*** EXERCISE DATA ***
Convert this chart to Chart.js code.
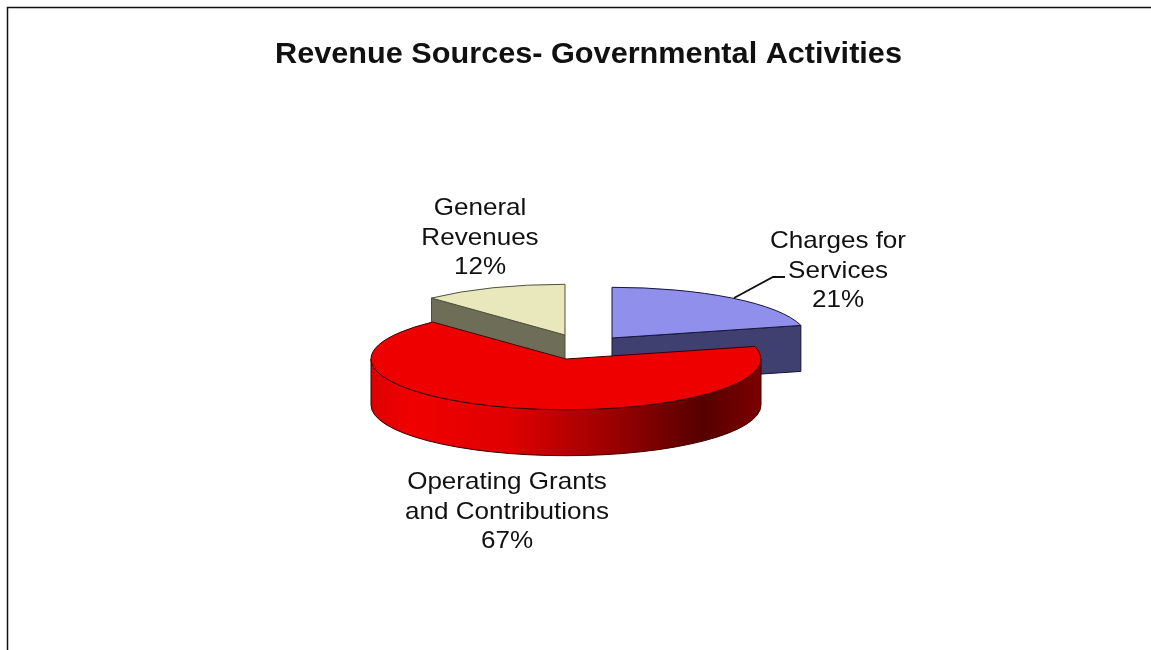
<!DOCTYPE html>
<html>
<head>
<meta charset="utf-8">
<title>Revenue Sources</title>
<script src="https://cdn.jsdelivr.net/npm/chart.js@4"></script>
<style>
  html, body { margin: 0; padding: 0; background: #fff; overflow: hidden; }
  canvas { display: block; filter: blur(0.4px); }
</style>
</head>
<body>
<canvas id="chart" width="1151" height="650"></canvas>
<script>
const chartTitle = 'Revenue Sources- Governmental Activities';
const categories = ['Charges for Services', 'Operating Grants and Contributions', 'General Revenues'];
const shares = [21, 67, 12];
const labelLines = [['Charges for', 'Services'], ['Operating Grants', 'and Contributions'], ['General', 'Revenues']];

// look of the fake 3d pie
const topColors = ['#9090ec', '#ee0000', '#e8e8bc'];
const wallColors = ['#3f3f70', '#a00000', '#6e6e58'];
const edgeColors = ['#14143c', '#3c0000', '#50503c'];
const apexes = [{ x: 612, y: 338 }, { x: 566, y: 359 }, { x: 565, y: 335 }];
const labelSpots = [{ x: 838, y: 248 }, { x: 507, y: 489 }, { x: 480, y: 215 }];
const squash = 0.26;
const depth = 46;
const lineGap = 29.5;
// the reference text is wider than any installed font at its height
const titleStretch = 1.057;
const labelStretch = 1.085;
const titleCenter = 588.5;

const pie3d = {
  id: 'pie3d',
  beforeDraw(chart) {
    const ctx = chart.ctx;
    ctx.save();
    ctx.strokeStyle = '#111';
    ctx.lineWidth = 1.5;
    ctx.beginPath();
    ctx.moveTo(7.5, 650);
    ctx.lineTo(7.5, 7.5);
    ctx.lineTo(1151, 7.5);
    ctx.stroke();
    ctx.restore();
    // stays on until the datasets start, so only the title box is stretched
    ctx.save();
    ctx.translate(titleCenter, 0);
    ctx.scale(titleStretch, 1);
    ctx.translate(-titleCenter, 0);
  },
  // the library's arcs get drawn here one by one, each moved to its own apex
  beforeDatasetDraw(chart, args) {
    const ctx = chart.ctx;
    const arcs = args.meta.data;
    ctx.restore();

    [0, 2, 1].forEach(i => drawWalls(ctx, arcs[i], i));

    arcs.forEach((arc, i) => {
      ctx.save();
      ctx.translate(apexes[i].x, apexes[i].y);
      ctx.scale(1, squash);
      ctx.translate(-arc.x, -arc.y);
      arc.draw(ctx);
      ctx.restore();

      const r = arc.outerRadius;
      ctx.save();
      ctx.strokeStyle = edgeColors[i];
      ctx.lineWidth = 1;
      ctx.beginPath();
      ctx.moveTo(apexes[i].x, apexes[i].y);
      ctx.ellipse(apexes[i].x, apexes[i].y, r, r * squash, 0, arc.startAngle, arc.endAngle);
      ctx.closePath();
      ctx.stroke();
      ctx.restore();
    });

    drawLeader(ctx);
    drawLabels(ctx);
    ctx.save();
    return false;
  },
  afterDraw(chart) {
    chart.ctx.restore();
  }
};

function drawWalls(ctx, arc, i) {
  const p = apexes[i];
  const r = arc.outerRadius;
  const ry = r * squash;
  ctx.save();
  ctx.fillStyle = wallColors[i];
  ctx.strokeStyle = edgeColors[i];
  ctx.lineWidth = 1;

  // flat cut faces that look towards the viewer
  [[arc.endAngle, 0.01], [arc.startAngle, -0.01]].forEach(([angle, side]) => {
    if (Math.cos(angle) * side <= 0.0001) return;
    const ex = p.x + Math.cos(angle) * r;
    const ey = p.y + Math.sin(angle) * ry;
    ctx.beginPath();
    ctx.moveTo(p.x, p.y);
    ctx.lineTo(ex, ey);
    ctx.lineTo(ex, ey + depth);
    ctx.lineTo(p.x, p.y + depth);
    ctx.closePath();
    ctx.fill();
    ctx.stroke();
  });

  // front rim
  const from = Math.max(arc.startAngle, 0);
  const to = Math.min(arc.endAngle, Math.PI);
  if (to > from) {
    const g = ctx.createLinearGradient(p.x - r, 0, p.x + r, 0);
    g.addColorStop(0, '#dd0000');
    g.addColorStop(0.1, '#f00000');
    g.addColorStop(0.35, '#e00000');
    g.addColorStop(0.6, '#a00000');
    g.addColorStop(0.85, '#560000');
    g.addColorStop(1, '#7c0000');
    ctx.fillStyle = g;
    ctx.beginPath();
    ctx.ellipse(p.x, p.y, r, ry, 0, from, to);
    ctx.ellipse(p.x, p.y + depth, r, ry, 0, to, from, true);
    ctx.closePath();
    ctx.fill();
    ctx.stroke();
  }
  ctx.restore();
}

function drawLeader(ctx) {
  ctx.save();
  ctx.strokeStyle = '#111';
  ctx.lineWidth = 1.8;
  ctx.beginPath();
  ctx.moveTo(734, 298);
  ctx.lineTo(773, 277);
  ctx.lineTo(785, 277);
  ctx.stroke();
  ctx.restore();
}

function drawLabels(ctx) {
  ctx.fillStyle = '#111';
  ctx.font = '24px "Liberation Sans"';
  ctx.textAlign = 'center';
  ctx.textBaseline = 'alphabetic';
  categories.forEach((name, i) => {
    const lines = [...labelLines[i], shares[i] + '%'];
    lines.forEach((line, n) => {
      ctx.save();
      ctx.translate(labelSpots[i].x, labelSpots[i].y + n * lineGap);
      ctx.scale(labelStretch, 1);
      ctx.fillText(line, 0, 0);
      ctx.restore();
    });
  });
}

new Chart(document.getElementById('chart'), {
  type: 'pie',
  data: {
    labels: categories,
    datasets: [{
      data: shares,
      backgroundColor: topColors,
      borderWidth: 0,
      radius: 195
    }]
  },
  options: {
    responsive: false,
    animation: false,
    layout: { padding: { left: 26 } },
    plugins: {
      legend: { display: false },
      tooltip: { enabled: false },
      title: {
        display: true,
        text: chartTitle,
        color: '#111',
        font: { family: '"Liberation Sans"', size: 29, weight: 'bold' },
        padding: { top: 37.5, bottom: 10 }
      }
    }
  },
  plugins: [pie3d]
});
</script>
</body>
</html>
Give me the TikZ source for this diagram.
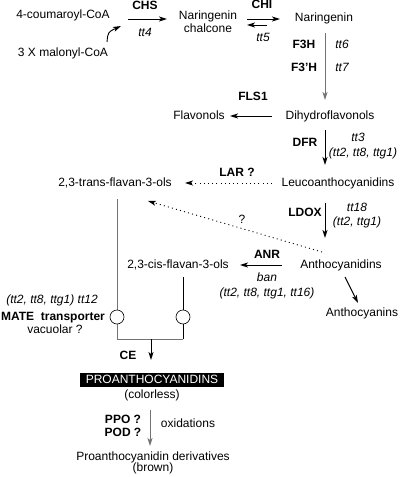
***
▸ TASK REQUIREMENTS:
Copy every record character for character. Skip the pictures.

▸ RESPONSE TO THE EXERCISE:
Convert this chart to Chart.js code.
<!DOCTYPE html>
<html>
<head>
<meta charset="utf-8">
<title>Revenue Sources</title>
<script src="https://cdn.jsdelivr.net/npm/chart.js@4"></script>
<style>
  html, body { margin: 0; padding: 0; background: #fff; overflow: hidden; }
  canvas { display: block; filter: blur(0.4px); }
</style>
</head>
<body>
<canvas id="chart" width="1151" height="650"></canvas>
<script>
const chartTitle = 'Revenue Sources- Governmental Activities';
const categories = ['Charges for Services', 'Operating Grants and Contributions', 'General Revenues'];
const shares = [21, 67, 12];
const labelLines = [['Charges for', 'Services'], ['Operating Grants', 'and Contributions'], ['General', 'Revenues']];

// look of the fake 3d pie
const topColors = ['#9090ec', '#ee0000', '#e8e8bc'];
const wallColors = ['#3f3f70', '#a00000', '#6e6e58'];
const edgeColors = ['#14143c', '#3c0000', '#50503c'];
const apexes = [{ x: 612, y: 338 }, { x: 566, y: 359 }, { x: 565, y: 335 }];
const labelSpots = [{ x: 838, y: 248 }, { x: 507, y: 489 }, { x: 480, y: 215 }];
const squash = 0.26;
const depth = 46;
const lineGap = 29.5;
// the reference text is wider than any installed font at its height
const titleStretch = 1.057;
const labelStretch = 1.085;
const titleCenter = 588.5;

const pie3d = {
  id: 'pie3d',
  beforeDraw(chart) {
    const ctx = chart.ctx;
    ctx.save();
    ctx.strokeStyle = '#111';
    ctx.lineWidth = 1.5;
    ctx.beginPath();
    ctx.moveTo(7.5, 650);
    ctx.lineTo(7.5, 7.5);
    ctx.lineTo(1151, 7.5);
    ctx.stroke();
    ctx.restore();
    // stays on until the datasets start, so only the title box is stretched
    ctx.save();
    ctx.translate(titleCenter, 0);
    ctx.scale(titleStretch, 1);
    ctx.translate(-titleCenter, 0);
  },
  // the library's arcs get drawn here one by one, each moved to its own apex
  beforeDatasetDraw(chart, args) {
    const ctx = chart.ctx;
    const arcs = args.meta.data;
    ctx.restore();

    [0, 2, 1].forEach(i => drawWalls(ctx, arcs[i], i));

    arcs.forEach((arc, i) => {
      ctx.save();
      ctx.translate(apexes[i].x, apexes[i].y);
      ctx.scale(1, squash);
      ctx.translate(-arc.x, -arc.y);
      arc.draw(ctx);
      ctx.restore();

      const r = arc.outerRadius;
      ctx.save();
      ctx.strokeStyle = edgeColors[i];
      ctx.lineWidth = 1;
      ctx.beginPath();
      ctx.moveTo(apexes[i].x, apexes[i].y);
      ctx.ellipse(apexes[i].x, apexes[i].y, r, r * squash, 0, arc.startAngle, arc.endAngle);
      ctx.closePath();
      ctx.stroke();
      ctx.restore();
    });

    drawLeader(ctx);
    drawLabels(ctx);
    ctx.save();
    return false;
  },
  afterDraw(chart) {
    chart.ctx.restore();
  }
};

function drawWalls(ctx, arc, i) {
  const p = apexes[i];
  const r = arc.outerRadius;
  const ry = r * squash;
  ctx.save();
  ctx.fillStyle = wallColors[i];
  ctx.strokeStyle = edgeColors[i];
  ctx.lineWidth = 1;

  // flat cut faces that look towards the viewer
  [[arc.endAngle, 0.01], [arc.startAngle, -0.01]].forEach(([angle, side]) => {
    if (Math.cos(angle) * side <= 0.0001) return;
    const ex = p.x + Math.cos(angle) * r;
    const ey = p.y + Math.sin(angle) * ry;
    ctx.beginPath();
    ctx.moveTo(p.x, p.y);
    ctx.lineTo(ex, ey);
    ctx.lineTo(ex, ey + depth);
    ctx.lineTo(p.x, p.y + depth);
    ctx.closePath();
    ctx.fill();
    ctx.stroke();
  });

  // front rim
  const from = Math.max(arc.startAngle, 0);
  const to = Math.min(arc.endAngle, Math.PI);
  if (to > from) {
    const g = ctx.createLinearGradient(p.x - r, 0, p.x + r, 0);
    g.addColorStop(0, '#dd0000');
    g.addColorStop(0.1, '#f00000');
    g.addColorStop(0.35, '#e00000');
    g.addColorStop(0.6, '#a00000');
    g.addColorStop(0.85, '#560000');
    g.addColorStop(1, '#7c0000');
    ctx.fillStyle = g;
    ctx.beginPath();
    ctx.ellipse(p.x, p.y, r, ry, 0, from, to);
    ctx.ellipse(p.x, p.y + depth, r, ry, 0, to, from, true);
    ctx.closePath();
    ctx.fill();
    ctx.stroke();
  }
  ctx.restore();
}

function drawLeader(ctx) {
  ctx.save();
  ctx.strokeStyle = '#111';
  ctx.lineWidth = 1.8;
  ctx.beginPath();
  ctx.moveTo(734, 298);
  ctx.lineTo(773, 277);
  ctx.lineTo(785, 277);
  ctx.stroke();
  ctx.restore();
}

function drawLabels(ctx) {
  ctx.fillStyle = '#111';
  ctx.font = '24px "Liberation Sans"';
  ctx.textAlign = 'center';
  ctx.textBaseline = 'alphabetic';
  categories.forEach((name, i) => {
    const lines = [...labelLines[i], shares[i] + '%'];
    lines.forEach((line, n) => {
      ctx.save();
      ctx.translate(labelSpots[i].x, labelSpots[i].y + n * lineGap);
      ctx.scale(labelStretch, 1);
      ctx.fillText(line, 0, 0);
      ctx.restore();
    });
  });
}

new Chart(document.getElementById('chart'), {
  type: 'pie',
  data: {
    labels: categories,
    datasets: [{
      data: shares,
      backgroundColor: topColors,
      borderWidth: 0,
      radius: 195
    }]
  },
  options: {
    responsive: false,
    animation: false,
    layout: { padding: { left: 26 } },
    plugins: {
      legend: { display: false },
      tooltip: { enabled: false },
      title: {
        display: true,
        text: chartTitle,
        color: '#111',
        font: { family: '"Liberation Sans"', size: 29, weight: 'bold' },
        padding: { top: 37.5, bottom: 10 }
      }
    }
  },
  plugins: [pie3d]
});
</script>
</body>
</html>
Give me the TikZ source for this diagram.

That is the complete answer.